March 9, 2014: Friendship

Sam ~ far left, Ben ~ far right
I saw on FaceBook that a friend's elderly father had passed away. Although I hadn't seen her dad in years, the posted pictures and obituary brought back fond memories. The Ferrara's have been very good to me over the course of the last twenty-five years.

Although I would consider myself a casual friend of this big brood, some friendships have run deeper; dependent on the time placement within our life cycles. The posted reflections gave me a life look-back on my own interactions with the family.

I moved to Omaha in May of 1989. Other than a handful of Scott's family, I knew no one. We lived with his grandparents that first summer and I worked downtown at Kiewit. Since Scott had attended college for two years at UNO, he had some friends that we soon made arrangements to meet.

We moved to Omaha on a Sunday. I started work on a Monday and by Tuesday night, we went to a slow-pitch softball game to meet up with some of Scott's buddies. As I joined a bleacher full of strangers, a soft-spoken girl sat next to me and introduced herself as Debbie. She was pretty with big blond permed hair.

I soon learned that Debbie was engaged to John Ferrara, the firstborn son of the South Omaha Ferrara clan. He had nine sisters born before him and a baby brother after him.

Debbie and I found commonality. We began meeting for lunches during workdays as we both worked downtown. Scott and I were included in weekend couple get-togethers. Debbie invited me to join her sand volleyball team and I was added to her short-list of girlfriends who went out regularly.

Debbie was my first friend in Omaha. I will always be grateful to her for that. She and John were very kind to me.

Through their friendship, I met the rest of the expansive Ferrara family. Tony was the patriarch, content in living in the family home in South Omaha while tending to his expansive garden.

Scott and I would see Tony each year at the College World Series. He would sell spots in his yard for parking. We would always look to park there as it was an excuse to stop in. Without fail, Tony would walk us through his garden and ask if we wanted to sit down for a bit. No World Series was complete without rocking in a lawn chair with a beer in hand while Tony roasted his prized peppers on the grill.

Our life cycles continued over the years with divorces and a College World Series that moved from South Omaha. I haven't seen much of either Debbie or John since our now seniors graduated from 8th grade.

The years of late have been filled with a Tony's handsome grandson, Sammy Ferrara Elliott, a current regular in my home. Sam was one of the blond bombs who won the Skutt State Football Championship this year with Ben. He and Ben's close friendship began their freshman year and continues today. I greatly look forward to seeing how the friendships between the next generations of Lane's and Ferrara's will flourish.

Life has gone full circle these many years with growing children and changing lives. But one thing remains constant and that is the impact of our daily relationships. Although Debbie probably doesn't remember the kindness she showed me that first summer in Omaha as being anything extraordinary, I'll never forget it.

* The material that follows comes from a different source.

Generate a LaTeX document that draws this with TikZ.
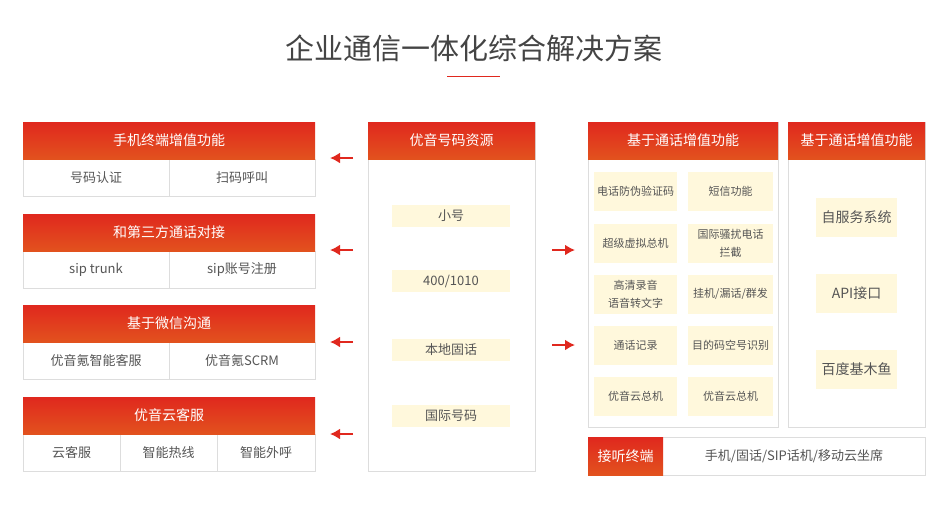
\documentclass[tikz,border=0pt]{standalone}
\usepackage{fontspec}
\usetikzlibrary{arrows.meta}
\setmainfont{Noto Sans CJK SC}
\begin{document}
\begin{tikzpicture}[x=1pt,y=-1pt,
  cell/.style={draw=lineg,line width=0.8pt,fill=white},
  yel/.style={fill=yel1,draw=none},
  hd/.style={text=white,font=\fontsize{14}{15}\selectfont},
  txt/.style={text=txtg,font=\fontsize{13}{17}\selectfont,align=center},
  arr/.style={-{Latex[length=10pt,width=11pt]},draw=red1,line width=2.5pt}]
\definecolor{red1}{HTML}{E0281E}
\definecolor{red2}{HTML}{E2521E}
\definecolor{lineg}{HTML}{DDDDDD}
\definecolor{yel1}{HTML}{FFF8DC}
\definecolor{txtg}{HTML}{555555}
\useasboundingbox (0,0) rectangle (949,504);
\node[text=txtg!80!black,font=\fontsize{29}{30}\selectfont] (title) at (474,48) {企业通信一体化综合解决方案};
\draw[red1,line width=1pt] (447,76) -- (500,76);
% left panels
\foreach \y/\h/\a/\b [count=\i] in {122/手机终端增值功能/号码认证/扫码呼叫,214/和第三方通话对接/sip trunk/sip账号注册,305/基于微信沟通/优音氪智能客服/优音氪SCRM}{
  \draw[cell] (23,\y+37) rectangle (315,\y+74);
  \draw[lineg,line width=0.8pt] (169,\y+37) -- (169,\y+74);
  \shade[top color=red1,bottom color=red2] (23,\y) rectangle (315,\y+37);
  \node[hd] (h\i) at (169,\y+18.5) {\h};
  \node[txt] (a\i) at (96,\y+55.5) {\a};
  \node[txt] (b\i) at (242,\y+55.5) {\b};
}
\draw[cell] (23,434) rectangle (315,471);
\draw[lineg,line width=0.8pt] (120,434) -- (120,471) (217,434) -- (217,471);
\shade[top color=red1,bottom color=red2] (23,397) rectangle (315,434);
\node[hd] (h4) at (169,415.5) {优音云客服};
\node[txt] (c1) at (71.5,452.5) {云客服};
\node[txt] (c2) at (168.5,452.5) {智能热线};
\node[txt] (c3) at (266,452.5) {智能外呼};
% middle
\draw[cell] (368,122) rectangle (535,471);
\shade[top color=red1,bottom color=red2] (368,122) rectangle (535,159);
\node[hd] (mh) at (451.5,140.5) {优音号码资源};
\foreach \y/\t [count=\i] in {216/{小号},281/{400/1010},350/{本地固话},416/{国际号码}}{
  \node[yel,minimum width=118pt,minimum height=22pt,txt] (m\i) at (451,\y) {\t};
}
\foreach \y in {158,250,342,434}{
  \coordinate (ls\y) at (353,\y); \coordinate (le\y) at (330,\y);
  \draw[arr] (ls\y) -- (le\y);
}
\foreach \y in {250,345}{
  \coordinate (rs\y) at (552,\y); \coordinate (re\y) at (575,\y);
  \draw[arr] (rs\y) -- (re\y);
}
% right box 1
\draw[cell] (588,122) rectangle (778,427);
\shade[top color=red1,bottom color=red2] (588,122) rectangle (778,159);
\node[hd] (r1h) at (683,140.5) {基于通话增值功能};
\foreach \y/\a/\b [count=\i] in {191.5/{电话防伪验证码}/{短信功能},243/{超级虚拟总机}/{国际骚扰电话\\拦截},294/{高清录音\\语音转文字}/{挂机/漏话/群发},345.5/{通话记录}/{目的码空号识别},396.5/{优音云总机}/{优音云总机}}{
  \node[yel,minimum width=83pt,minimum height=39pt,txt,font=\fontsize{11}{18}\selectfont] (p\i) at (635.5,\y) {\a};
  \node[yel,minimum width=85pt,minimum height=39pt,txt,font=\fontsize{11}{18}\selectfont] (q\i) at (730.5,\y) {\b};
}
% right box 2
\draw[cell] (788,122) rectangle (925,427);
\shade[top color=red1,bottom color=red2] (788,122) rectangle (925,159);
\node[hd] (r2h) at (856.5,140.5) {基于通话增值功能};
\foreach \y/\t [count=\i] in {217/{自服务系统},293.5/{API接口},369.5/{百度基木鱼}}{
  \node[yel,minimum width=81pt,minimum height=39pt,txt,font=\fontsize{14}{17}\selectfont] (s\i) at (856.5,\y) {\t};
}
% bottom
\draw[cell] (588,437) rectangle (925,475);
\shade[top color=red1,bottom color=red2] (588,437) rectangle (663,475);
\node[hd] (bh) at (625.5,456) {接听终端};
\node[txt] (bt) at (794,456) {手机/固话/SIP话机/移动云坐席};
\end{tikzpicture}
\end{document}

I will also never be able to think of the College World Series without picturing Tony Ferrara in his garden. There have been other interactions between John and I, and his family, that have been Godwinks to me over the years. To them, these events were likely just an ordinary daily event. To me, they were welcomed acts of kindness. The lesson learned is to never underestimate the impact of our daily interactions with the people of whom we share them.